When you forcibly move a wall into particles, you transfer KE to them. This is why compressing a gas adds heat energy (average KE) to the gas.

The time reversal of this process is forcibly expanding a gas by pulling the wall away from the particles. This must result in KE extraction from the particles.

We see this bear out in the low-level Newtonian mechanics of collision with the formula $v_f = 2u-v_i$, where $v_i$ is the incoming (initial) velocity of the particle before wall collision, $v_f$ is the outgoing (final) velocity of the particle after wall collision, and $u$ is the fixed velocity of the wall.

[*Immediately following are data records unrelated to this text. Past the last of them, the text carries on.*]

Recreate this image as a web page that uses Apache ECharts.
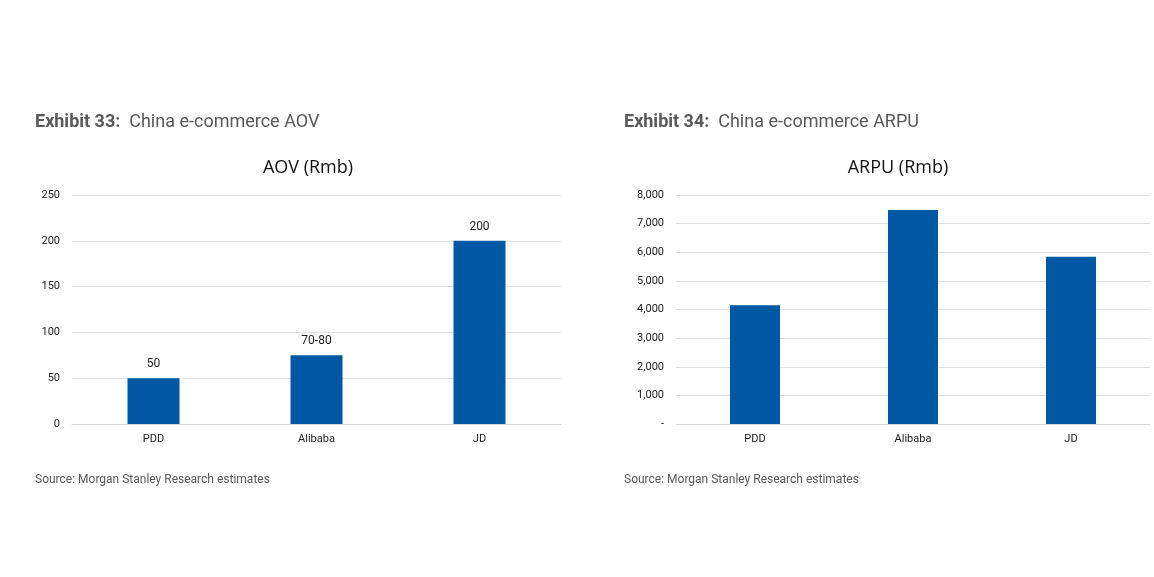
<!DOCTYPE html><html><head><meta charset="utf-8">
<script src="https://cdn.jsdelivr.net/npm/echarts@6/dist/echarts.min.js"></script>
<style>html,body{margin:0;background:#fff}#c{width:1154px;height:577px}</style></head><body><div id="c"></div><script>
const categories=['PDD','Alibaba','JD'];
const aovValues=[50,75,200];
const aovLabels=['50','70-80','200'];
const arpuValues=[4150,7480,5840];
const F='Roboto';
const chart=echarts.init(document.getElementById('c'));
const grey='#595959';
function xa(i){return {type:'category',gridIndex:i,data:categories,axisTick:{show:false},axisLine:{lineStyle:{color:'#d9d9d9'}},axisLabel:{color:'#222',fontSize:11,fontFamily:F,margin:10}};}
function ya(i,max,interval,fmt){return {type:'value',gridIndex:i,min:0,max:max,interval:interval,axisLabel:{color:'#222',fontSize:11,fontFamily:F,formatter:fmt,margin:12},splitLine:{lineStyle:{color:'#e0e0e0'}}};}
chart.setOption({
 animation:false,
 title:[
  {text:'{b|Exhibit 33:}  China e-commerce AOV',left:30,top:108,textStyle:{fontSize:18,fontWeight:'normal',color:grey,fontFamily:F,rich:{b:{fontSize:18,fontWeight:'bold',color:grey,fontFamily:F}}}},
  {text:'{b|Exhibit 34:}  China e-commerce ARPU',left:619,top:108,textStyle:{fontSize:18,fontWeight:'normal',color:grey,fontFamily:F,rich:{b:{fontSize:18,fontWeight:'bold',color:grey,fontFamily:F}}}},
  {text:'AOV (Rmb)',left:303,textAlign:'center',top:154,textStyle:{fontSize:18,fontWeight:'normal',color:'#111',fontFamily:'Open Sans'}},
  {text:'ARPU (Rmb)',left:893,textAlign:'center',top:154,textStyle:{fontSize:18,fontWeight:'normal',color:'#111',fontFamily:'Open Sans'}},
  {text:'Source: Morgan Stanley Research estimates',left:30,top:469,textStyle:{fontSize:12,fontWeight:'normal',color:grey,fontFamily:F}},
  {text:'Source: Morgan Stanley Research estimates',left:619,top:469,textStyle:{fontSize:12,fontWeight:'normal',color:grey,fontFamily:F}}
 ],
 grid:[{left:72,width:489,top:195,height:229},{left:676,width:474,top:195,height:229}],
 xAxis:[xa(0),xa(1)],
 yAxis:[ya(0,250,50),ya(1,8000,1000,v=>v===0?'-':v.toLocaleString('en-US'))],
 series:[
  {type:'bar',xAxisIndex:0,yAxisIndex:0,data:aovValues,barWidth:52,itemStyle:{color:'#0057a3'},
   label:{show:true,position:'top',distance:8,color:'#222',fontSize:12,fontFamily:F,formatter:p=>aovLabels[p.dataIndex]}},
  {type:'bar',xAxisIndex:1,yAxisIndex:1,data:arpuValues,barWidth:50,itemStyle:{color:'#0057a3'}}
 ]
});
</script></body></html>
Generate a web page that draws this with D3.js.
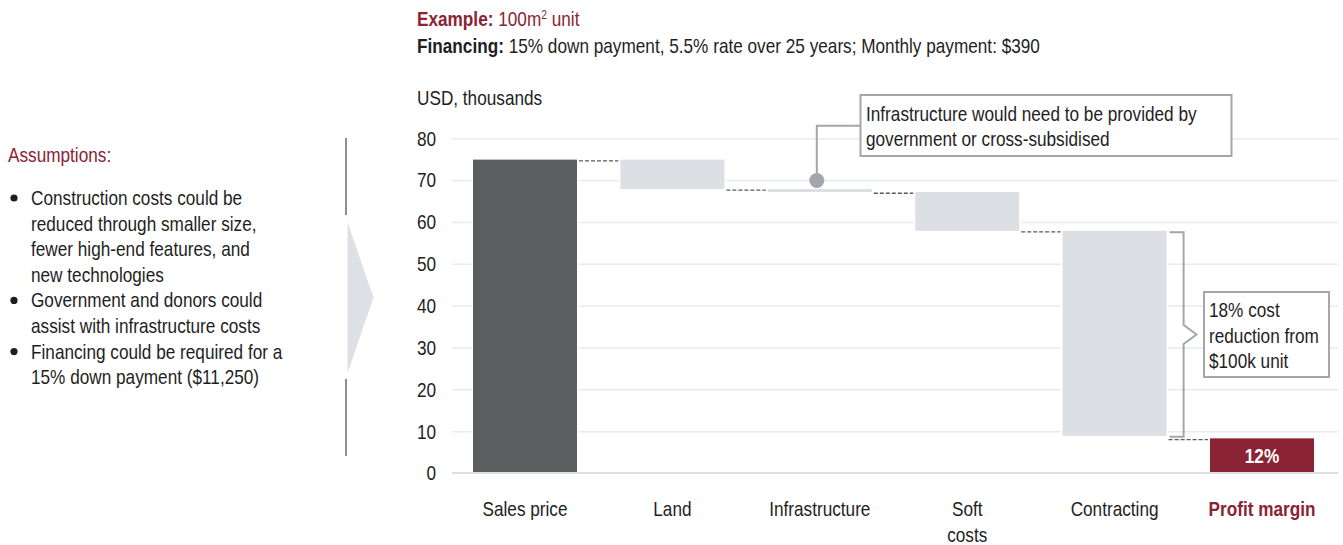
<!DOCTYPE html>
<html>
<head>
<meta charset="utf-8">
<script src="https://cdn.jsdelivr.net/npm/d3@7"></script>
<style>
  html, body { margin: 0; padding: 0; background: #fff; }
  svg { display: block; font-family: "Liberation Sans", Arial, sans-serif; }
</style>
</head>
<body>
<svg id="chart" width="1343" height="545"></svg>
<script>
// ---------- data ----------
const categories = ["Sales price", "Land", "Infrastructure", "Soft costs", "Contracting", "Profit margin"];
const categoryLines = [["Sales price"], ["Land"], ["Infrastructure"], ["Soft", "costs"], ["Contracting"], ["Profit margin"]];
const salesPrice = 75;
const costSteps = [7, 0.75, 9.25, 49];      // Land, Infrastructure, Soft costs, Contracting
const profitMargin = 8.4;
const profitLabel = "12%";
const yTicks = [0, 10, 20, 30, 40, 50, 60, 70, 80];
const assumptionsTitle = "Assumptions:";
const assumptions = [
  ["Construction costs could be", "reduced through smaller size,", "fewer high-end features, and", "new technologies"],
  ["Government and donors could", "assist with infrastructure costs"],
  ["Financing could be required for a", "15% down payment ($11,250)"]
];
const note1 = ["Infrastructure would need to be provided by", "government or cross-subsidised"];
const note2 = ["18% cost", "reduction from", "$100k unit"];

// ---------- style ----------
const MAROON = "#8a2333", DARK = "#5d5e60", LIGHT = "#dce0e4", GRID = "#e8eaed", TEXT = "#1e1e1e", ANNO = "#a3a7ab";
const FS = 20, SX = 0.86;

const svg = d3.select("#chart");

// condensed text helper (horizontal scale to mimic a narrow face)
function T(parent, x, y, str, fill = TEXT) {
  const t = parent.append("text")
    .attr("transform", `translate(${x},${y}) scale(${SX},1)`)
    .attr("font-size", FS).attr("fill", fill);
  if (str !== null) t.text(str);
  return t;
}

const x = d3.scaleBand().domain(categories).range([452, 1335]).paddingInner(0.2944).paddingOuter(0.1425);
const y = d3.scaleLinear().domain([0, 80]).range([473.5, 138.7]);

// build waterfall segments
const segs = [];
segs.push({cat: categories[0], y0: 0, y1: salesPrice, fill: DARK});
let level = salesPrice;
costSteps.forEach((v, i) => {
  segs.push({cat: categories[i + 1], y0: level - v, y1: level, fill: LIGHT});
  level -= v;
});
segs.push({cat: categories[5], y0: 0, y1: profitMargin, fill: MAROON});

// ---------- header ----------
const h1 = T(svg, 417, 26, null, MAROON);
h1.append("tspan").attr("font-weight", "bold").text("Example: ");
h1.append("tspan").text("100m");
h1.append("tspan").attr("font-size", 12).attr("dy", -7).text("2");
h1.append("tspan").attr("dy", 7).text(" unit");
const h2 = T(svg, 417, 53, null);
h2.append("tspan").attr("font-weight", "bold").text("Financing: ");
h2.append("tspan").text("15% down payment, 5.5% rate over 25 years; Monthly payment: $390");
T(svg, 417, 105, "USD, thousands");

// ---------- left panel ----------
T(svg, 8, 162, assumptionsTitle, MAROON);
let ly = 205;
assumptions.forEach(lines => {
  svg.append("circle").attr("cx", 14).attr("cy", ly - 7).attr("r", 3.6).attr("fill", TEXT);
  lines.forEach(t => {
    T(svg, 31, ly, t);
    ly += 25.6;
  });
});
// divider + chevron
svg.append("line").attr("x1", 346).attr("x2", 346).attr("y1", 138).attr("y2", 215).attr("stroke", "#8e8e8e").attr("stroke-width", 2);
svg.append("line").attr("x1", 346).attr("x2", 346).attr("y1", 379).attr("y2", 456).attr("stroke", "#8e8e8e").attr("stroke-width", 2);
svg.append("path").attr("d", "M347.5,222 L373.5,297.5 L347.5,373 Z").attr("fill", "#dde1e5");

// ---------- gridlines ----------
const gridX0 = 452, gridX1 = 1338;
svg.append("g").selectAll("line").data(yTicks.filter(d => d > 0)).join("line")
  .attr("x1", gridX0).attr("x2", gridX1)
  .attr("y1", d => y(d)).attr("y2", d => y(d))
  .attr("stroke", GRID).attr("stroke-width", 1.5);

// y-axis labels via d3 axis
const yAxis = svg.append("g").attr("transform", "translate(436,0)")
  .call(d3.axisLeft(y).tickValues(yTicks).tickSize(0).tickPadding(0));
yAxis.select(".domain").remove();
yAxis.selectAll("text").attr("font-size", FS).attr("fill", TEXT).attr("font-family", null)
  .attr("x", 0).attr("transform", `scale(${SX},1)`);

// ---------- bars ----------
svg.append("g").selectAll("rect").data(segs).join("rect")
  .attr("x", d => x(d.cat))
  .attr("width", x.bandwidth())
  .attr("y", d => y(d.y1))
  .attr("height", d => Math.max(y(d.y0) - y(d.y1), 1))
  .attr("fill", d => d.fill)
  .attr("stroke", "#fff").attr("stroke-width", 3)
  .attr("paint-order", "stroke");

// baseline
svg.append("line").attr("x1", gridX0).attr("x2", gridX1).attr("y1", y(0) - 0.5).attr("y2", y(0) - 0.5)
  .attr("stroke", "#dcdfe2").attr("stroke-width", 2);

// connectors
const conn = [];
for (let i = 0; i < segs.length - 1; i++) {
  const a = segs[i], b = segs[i + 1];
  const lv = (i === segs.length - 2) ? b.y1 : (i === 0 ? a.y1 : a.y0);
  conn.push({x1: x(a.cat) + x.bandwidth() + 2, x2: x(b.cat) - 2, v: lv});
}
svg.append("g").selectAll("line").data(conn).join("line")
  .attr("x1", d => d.x1).attr("x2", d => d.x2)
  .attr("y1", d => y(d.v) + 1.2).attr("y2", d => y(d.v) + 1.2)
  .attr("stroke", "#5a5a5a").attr("stroke-width", 1.3).attr("stroke-dasharray", "4,2");

// profit label
T(svg, x(categories[5]) + x.bandwidth() / 2, (y(profitMargin) + y(0)) / 2 + 7, profitLabel, "#fff")
  .attr("text-anchor", "middle").attr("font-weight", "bold");

// category labels
categories.forEach((c, i) => {
  const t = T(svg, x(c) + x.bandwidth() / 2, 516, null, i === 5 ? MAROON : TEXT)
    .attr("text-anchor", "middle")
    .attr("font-weight", i === 5 ? "bold" : "normal");
  t.selectAll("tspan").data(categoryLines[i]).join("tspan")
    .attr("x", 0).attr("dy", (s, j) => j === 0 ? 0 : 26).text(s => s);
});

// ---------- annotation 1 (infrastructure) ----------
const infraCx = x(categories[2]) + x.bandwidth() / 2 - 3;
svg.append("path").attr("d", `M${infraCx},${y(70)} L${infraCx},125.7 L861,125.7`)
  .attr("fill", "none").attr("stroke", ANNO).attr("stroke-width", 2);
svg.append("circle").attr("cx", infraCx).attr("cy", y(70)).attr("r", 7.5).attr("fill", ANNO);
svg.append("rect").attr("x", 860.5).attr("y", 95).attr("width", 371).attr("height", 61)
  .attr("fill", "#fff").attr("stroke", ANNO).attr("stroke-width", 2);
note1.forEach((s, i) => T(svg, 866, 120.5 + i * 25, s));

// ---------- annotation 2 (bracket) ----------
const cSeg = segs[4];
const bx0 = x(cSeg.cat) + x.bandwidth() + 3, bx = bx0 + 14;
const bTop = y(cSeg.y1) + 1.5, bBot = y(cSeg.y0) + 1;
const bMid = (bTop + bBot) / 2;
svg.append("path")
  .attr("d", `M${bx0},${bTop} L${bx},${bTop} L${bx},${bMid - 9.5} L${bx + 13},${bMid} L${bx},${bMid + 9.5} L${bx},${bBot} L${bx0},${bBot}`)
  .attr("fill", "none").attr("stroke", ANNO).attr("stroke-width", 2);
svg.append("rect").attr("x", 1204).attr("y", 292).attr("width", 125).attr("height", 85)
  .attr("fill", "#fff").attr("stroke", ANNO).attr("stroke-width", 2);
note2.forEach((s, i) => T(svg, 1209, 317 + i * 25.5, s));
</script>
</body>
</html>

This formula can be derived from the one-dimensional elastic collision formula (see #Inertial Piston Model) by taking the mass of the wall to infinity (reference):

Taking the limit as $m_u \to \infty$, we get

$$

\lim_{M\to\infty}\frac{1}{M+m}\pmatrix{M-m & 2m \\ 2M & m-M} = \pmatrix{1 & 0 \\ 2 & -1}

$$

giving us

$$

\pmatrix{u_f\\v_f}=\pmatrix{1 & 0 \\ 2 & -1}\pmatrix{u_i\\v_i} = \pmatrix{u_i\\2u_i-v_i}

$$

where $u=u_i=u_v$.

## Simulation

In this simulation the piston has infinite mass and moves along a predefined path, representing an external operator controlling the movement of the piston. The particle collides elastically with the piston using the formula $v_f = 2u-v_i$, where $u$ is the velocity of the piston. If the piston is moving away from the particle (in the same direction as $v_i$), we see that $\abs{v_f}<\abs{v_i}$ and so the particle loses KE.

Here I sample an ensemble of initial particles. The blue particles bounce off the blue piston and the red particles bounce off the red piston. Since the blue and red pistons follow the same path for all particles (of the same color), I can visualize the pistons superimposed on the ensemble. Since the piston’s predefined movement depends on which side (which color) the particle is on, this controll “program” requires the which-side bit stored in memory.

Clearly the state regions overlap over time, and so the which-side information is no longer present in the particle system at the end of the piston expansion.

Question: Why do some interaction models preserve which-side information, while other interaction models do not?